Copper futures inched lower Monday as debt problems in Europe and the U.S. continue to cloud the economic outlook.
Copper is widely considered a bellwether for economic growth. The metal is used in everything from iPhones to office-building construction and its price is sensitive to shifts in demand.
The most actively traded contract, for September delivery, was recently down $0.215, or 0.5%, at $4.3915 a pound on the COMEX division of the New York Mercantile Exchange.
Thinly traded July-delivery copper was down $0.25, or 0.6%, at $4.3800 a pound.
The cost of default insurance for Italian, Spanish, Irish, Portuguese and Greek government bonds has shot higher ahead of an emergency summit of euro-zone leaders set for Thursday. The euro-zone leaders are due to discuss a new Greek bailout agreement.
Investors are skittish about putting their wealth into assets like copper, which is sensitive to economic growth, amid an uncertain outlook for a major consumption hub like Europe.
Meanwhile, the U.S. is no closer to a deal to raise the nation's $14.3 trillion borrowing limit. The White House and Republican Party leaders must reach an accord by Aug. 2 or risk missing payments on some of the debt.

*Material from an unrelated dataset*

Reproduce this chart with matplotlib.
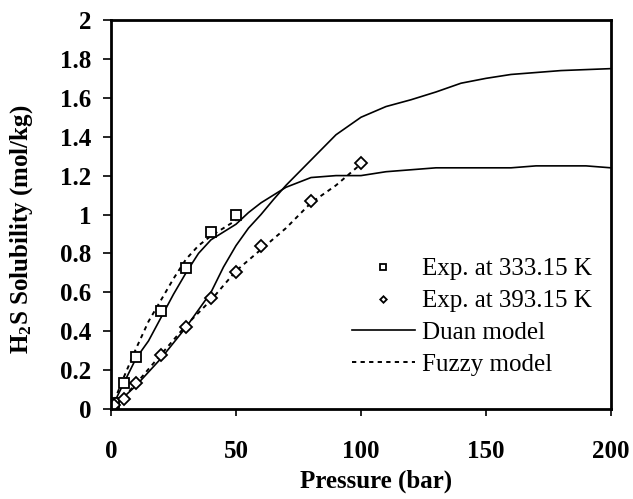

"While extremely unlikely, [the prospect of a default] has nevertheless added another layer of confusion to an already uncertain and nervous market," Leon Westgate, base metals analyst at Standard Bank, wrote in a note to clients.
A stronger dollar, which rallied versus the euro, is also keeping copper futures subdued. The euro was recently at $1.4077, down from $1.4150 late Friday in New York.
Copper futures are denominated in dollars and appear more expensive to traders using foreign currencies when the greenback rallies.